Михаил Булгаков (он был сверстником Зощенко и Эренбурга) вырос в другой среде. Отец его — Афанасий Иванович Булгаков — был профессором Киевской духовной академии, и религия в семье сохранялась не только в виде отдельных суеверий. Слово «Бог», надо полагать, сызмала ассоциировалось у Булгакова не с кряхтящими невежественными старухами и не с постным маслом. По рождению и воспитанию он принадлежал к той категории интеллигентов, для которых это слово было таким же естественным, как «жизнь» или «смерть». Но не исключено, что и для него «Бог» был псевдонимом, за которым скрывалась если не справедливость, так что-то другое, не менее (а может быть, и более) важное.
Впрочем, к чему эти домыслы? Обратимся снова к роману: там взгляд автора на этот деликатный предмет выразился хотя и не прямо, но все же с достаточной определенностью:
— Я, игемон, говорил о том, что рухнет храм старой веры и создастся новый храм истины…
— Зачем же ты, бродяга, на базаре смущал народ, рассказывая про истину, о которой ты не имеешь представления? Что такое истина?..
И вновь он услышал голос:
— Истина прежде всего в том, что у тебя болит голова, и болит так сильно, что ты малодушно помышляешь о смерти. Ты не только не в силах говорить со мной, но тебе трудно даже глядеть на меня. И сейчас я невольно являюсь твоим палачом, что меня огорчает. Ты не можешь даже и думать о чем-нибудь и мечтаешь только о том, чтобы пришла твоя собака, единственное, по-видимому, существо, к которому ты привязан. Но мучения твои сейчас кончатся, голова пройдет.

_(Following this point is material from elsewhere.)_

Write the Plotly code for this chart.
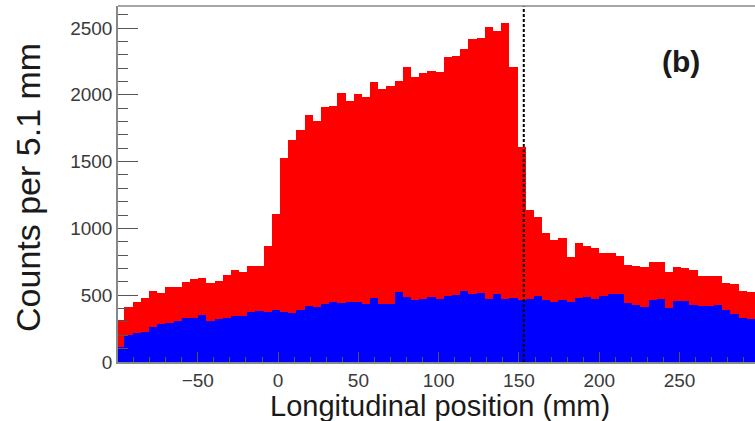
import plotly.graph_objects as go

# Histogram: bins of 5.1 mm, first bin low edge
bin_width = 5.1
first_edge = -100.8

total_counts = [314, 410, 451, 481, 532, 519, 565, 560, 601, 619,
                631, 589, 609, 649, 689, 676, 719, 721, 868, 1110,
                1527, 1665, 1740, 1848, 1801, 1910, 1916, 2011, 1954, 2003,
                1986, 2096, 2043, 2066, 2100, 2210, 2136, 2161, 2180, 2168,
                2281, 2293, 2341, 2416, 2423, 2505, 2480, 2535, 2210, 1611,
                1138, 1083, 963, 913, 926, 788, 888, 868, 856, 818,
                818, 793, 726, 720, 713, 751, 751, 676, 713, 706,
                689, 644, 645, 646, 589, 585, 528, 522]
subset_counts = [115, 205, 217, 227, 264, 287, 294, 309, 327, 327,
                 352, 309, 319, 332, 344, 344, 377, 382, 372, 392,
                 372, 364, 389, 416, 414, 435, 447, 439, 451, 451,
                 434, 481, 432, 432, 522, 489, 464, 472, 484, 472,
                 494, 499, 531, 509, 519, 469, 507, 469, 477, 464,
                 472, 494, 464, 451, 464, 449, 481, 489, 469, 496,
                 506, 506, 439, 427, 414, 464, 469, 402, 459, 459,
                 423, 416, 417, 427, 389, 361, 327, 320]
x_tick_values = [-50, 0, 50, 100, 150, 200, 250]
y_tick_values = [0, 500, 1000, 1500, 2000, 2500]
cut_position = 153
x_range = [-99.7, 297.0]
y_range = [0, 2665]

centers = [first_edge + bin_width * (i + 0.5) for i in range(len(total_counts))]

FONT = "Liberation Sans, Arial, Helvetica, sans-serif"

fig = go.Figure()
fig.add_trace(go.Bar(x=centers, y=total_counts, width=bin_width,
                     marker=dict(color="#ff0000", line=dict(width=0)),
                     showlegend=False))
fig.add_trace(go.Bar(x=centers, y=subset_counts, width=bin_width,
                     marker=dict(color="#0000ff", line=dict(width=0)),
                     showlegend=False))

# dashed vertical line
fig.add_shape(type="line", x0=cut_position, x1=cut_position, xref="x",
              y0=0, y1=1, yref="paper",
              line=dict(color="black", width=2, dash="3px,2px"))
# top frame line
fig.add_shape(type="line", x0=0, x1=1, xref="paper", y0=1, y1=1, yref="paper",
              line=dict(color="#888888", width=1.5))

fig.update_layout(
    width=755, height=421,
    margin=dict(l=118, r=0, t=6, b=59),
    paper_bgcolor="white", plot_bgcolor="white",
    barmode="overlay", bargap=0,
    font=dict(family=FONT),
    xaxis=dict(range=x_range, tickvals=x_tick_values, ticks="inside",
               ticklen=10, tickwidth=1, tickcolor="#555555",
               minor=dict(dtick=10, tick0=0, ticks="inside", ticklen=5,
                          tickcolor="#555555"),
               showline=True, linecolor="#888888", linewidth=1.5,
               showgrid=False, zeroline=False,
               tickfont=dict(size=19, color="#3a3a3a", family=FONT)),
    yaxis=dict(range=y_range, tickvals=y_tick_values, ticks="inside",
               ticklen=20, tickwidth=1, tickcolor="#555555",
               minor=dict(dtick=100, tick0=0, ticks="inside", ticklen=10,
                          tickcolor="#555555"),
               showline=True, linecolor="#888888", linewidth=1.5,
               showgrid=False, zeroline=False,
               tickfont=dict(size=19, color="#3a3a3a", family=FONT)),
    annotations=[
        dict(text="Longitudinal position (mm)", xref="paper", yref="paper",
             x=0.5055, y=-0.124, xanchor="center", yanchor="middle",
             showarrow=False, font=dict(size=29, color="#1a1a1a", family=FONT)),
        dict(text="Counts per 5.1 mm", xref="paper", yref="paper",
             x=-0.1413, y=0.4916, xanchor="center", yanchor="middle",
             textangle=-90, showarrow=False,
             font=dict(size=34, color="#1a1a1a", family=FONT)),
        dict(text="<b>(b)</b>", xref="paper", yref="paper",
             x=0.8846, y=0.8435, xanchor="center", yanchor="middle",
             showarrow=False, font=dict(size=30, color="#1a1a1a", family=FONT)),
    ],
)

fig.write_html("out.html")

Секретарь вытаращил глаза на арестанта и не дописал слова…
— Ну вот, все и кончилось, — говорил арестованный, благожелательно поглядывая на Пилата, — и я чрезвычайно этому рад… Беда в том, что ты слишком замкнулся и окончательно потерял веру в людей. Ведь нельзя же, согласись, поместить всю свою привязанность в собаку. Твоя жизнь скудна, игемон, — и тут говорящий позволил себе улыбнуться…
Тогда раздался сорванный, хрипловатый голос прокуратора, по-латыни сказавшего:
— Развяжите ему руки.
Один из конвойных легионеров стукнул копьем, передал его другому, подошел и снял веревки с арестанта…

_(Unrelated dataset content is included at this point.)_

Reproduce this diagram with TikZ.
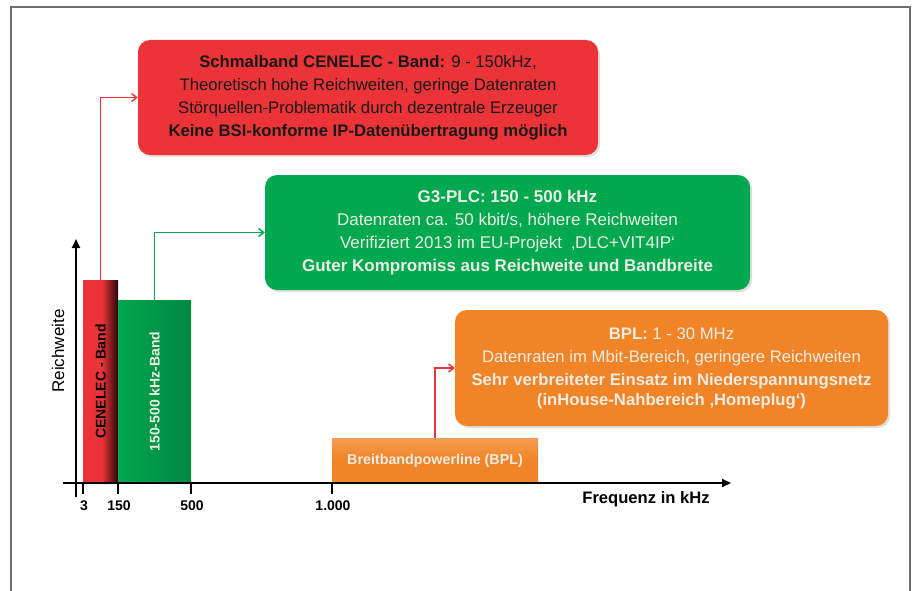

— Сознайся, — тихо по-гречески спросил Пилат, — ты великий врач?
— Нет, прокуратор, я не врач, — ответил арестант, с наслаждением потирая измятую и опухшую багровую кисть руки…

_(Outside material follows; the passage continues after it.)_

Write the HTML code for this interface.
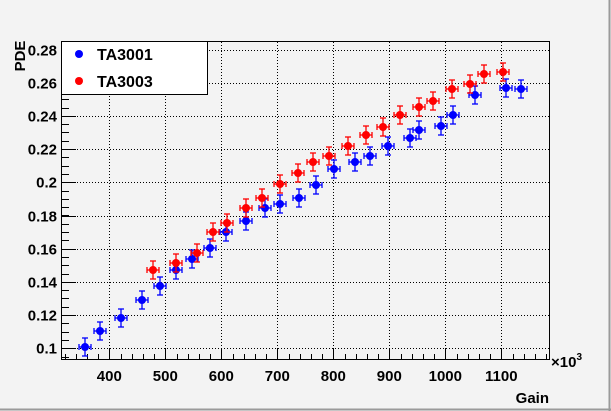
<!DOCTYPE html>
<html><head><style>body{margin:0;background:#f3f3f3}svg{display:block}</style></head>
<body>
<svg width="611" height="411" viewBox="0 0 611 411" xmlns="http://www.w3.org/2000/svg" font-family="Liberation Sans, sans-serif" font-weight="bold">
<rect width="611" height="411" fill="#f3f3f3"/>
<line x1="0" y1="409.5" x2="611" y2="409.5" stroke="#9a9a9a" stroke-width="2"/>
<line x1="609.5" y1="0" x2="609.5" y2="411" stroke="#9a9a9a" stroke-width="2"/>
<g id="grid" stroke="#000" stroke-width="1" stroke-dasharray="1,2"></g>
<rect x="61.5" y="41.5" width="488" height="318" fill="none" stroke="#000"/>
<g id="ticks" stroke="#000"></g>
<g id="labels" font-size="15" font-weight="bold"></g>
<text x="25" y="56" font-size="15" font-weight="bold" transform="rotate(-90 25 56)" text-anchor="middle">PDE</text>
<text x="549" y="403" font-size="15" font-weight="bold" text-anchor="end">Gain</text>
<text x="551" y="367" font-size="15" font-weight="bold">×10<tspan dy="-7" font-size="10">3</tspan></text>
<g id="data"></g>
<rect x="61.5" y="41.5" width="146" height="53" fill="#fff" stroke="#000"/>
<circle cx="79" cy="54" r="4" fill="#0000ff"/>
<circle cx="79" cy="81" r="4" fill="#ff0000"/>
<text x="97" y="60" font-size="16" font-weight="bold">TA3001</text>
<text x="97" y="87" font-size="16" font-weight="bold">TA3003</text>
</svg>
<script>
var ns="http://www.w3.org/2000/svg";
function el(p,t,a){var e=document.createElementNS(ns,t);for(var k in a)e.setAttribute(k,a[k]);document.getElementById(p).appendChild(e);return e;}
function X(v){return 109.3+(v-400)*0.56;}
function Y(v){return 348.3-(v-0.1)/0.02*33.2;}
for(var v=400;v<=1100;v+=100){var x=Math.round(X(v))+.5;el("grid","line",{x1:x,y1:42,x2:x,y2:359});el("ticks","line",{x1:x,y1:359,x2:x,y2:349});
var t=el("labels","text",{x:X(v),y:381,"text-anchor":"middle"});t.textContent=v;}
for(var v=320;v<1190;v+=20){if(v%100==0)continue;var x=Math.round(X(v))+.5;el("ticks","line",{x1:x,y1:359,x2:x,y2:354});}
for(var i=0;i<=9;i++){var v=0.1+i*0.02;var y=Math.round(Y(v))+.5;el("grid","line",{x1:62,y1:y,x2:549,y2:y});el("ticks","line",{x1:62,y1:y,x2:76,y2:y});
var t=el("labels","text",{x:57,y:y+5,"text-anchor":"end"});t.textContent=(Math.round(v*100)/100).toString();}
for(var v=0.095;v<0.285;v+=0.005){var y=Math.round(Y(v))+.5;if(y<42||y>359)continue;el("ticks","line",{x1:62,y1:y,x2:69,y2:y});}
var blue=[[85,347],[100,331],[121,318],[142,300],[160,286],[176,270],[192,259],[210,248],[226,232],[246,221],[265,208],[280,204],[299,198],[316,185],[334,169],[355,162],[370,156],[388,146],[410,138],[419,130],[441,126],[453,115],[475,95],[506,88],[521,89]];
var red=[[153,270],[176,263],[197,253],[213,232],[227,223],[246,208],[262,198],[280,184],[298,173],[313,162],[329,156],[348,146],[366,135],[383,127],[400,115],[419,107],[433,101],[452,89],[470,84],[484,74],[503,72]];
function draw(a,c){a.forEach(function(p){var x=p[0],y=p[1];
el("data","line",{x1:x,y1:y-9,x2:x,y2:y+9,stroke:c,"stroke-width":1.3});
el("data","line",{x1:x-3,y1:y-9,x2:x+3,y2:y-9,stroke:c,"stroke-width":1.3});
el("data","line",{x1:x-3,y1:y+9,x2:x+3,y2:y+9,stroke:c,"stroke-width":1.3});
el("data","line",{x1:x-6,y1:y,x2:x+6,y2:y,stroke:c,"stroke-width":1.3});
el("data","line",{x1:x-6,y1:y-3,x2:x-6,y2:y+3,stroke:c,"stroke-width":1.3});
el("data","line",{x1:x+6,y1:y-3,x2:x+6,y2:y+3,stroke:c,"stroke-width":1.3});
el("data","circle",{cx:x,cy:y,r:4,fill:c});});}
draw(blue,"#0000ff");draw(red,"#ff0000");
</script>
</body></html>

— Как ты узнал, что я хотел позвать собаку?
— Это очень просто, — ответил арестант по-латыни. — Ты водил рукой по воздуху, — арестант повторил жест Пилата, — как будто хотел погладить, и губы…
— Да, — сказал Пилат.
Что и говорить, этот Иешуа Га-Ноцри — не совсем обычный человек. Однако эта сцена все же не дает достаточных оснований для того, чтобы прийти к выводу, что он — Мессия, Христос, Сын Божий. Он сказал: «Мучения твои сейчас кончатся, голова пройдет». И, судя по всему, головная боль, терзавшая Пилата, действительно тотчас же прекратилась. Но совершенно не обязательно считать это чудом. Может быть, тут подействовала просто умная и тактичная психотерапия. Так же можно объяснить и все прочие чудеса, которые явил Пилату в самом начале их знакомства бродячий философ Иешуа Га-Ноцри. Немного наблюдательности, ну и, конечно, сочувствие, сострадание, доброта. Вот, собственно, и вся разгадка чуда. Положительно, у нас есть все основания считать, что этот Иешуа — никакой не Сын Божий, а такой же человек, как и мы с вами, сын неизвестных родителей, подкидыш, нищий из Эн-Сарида.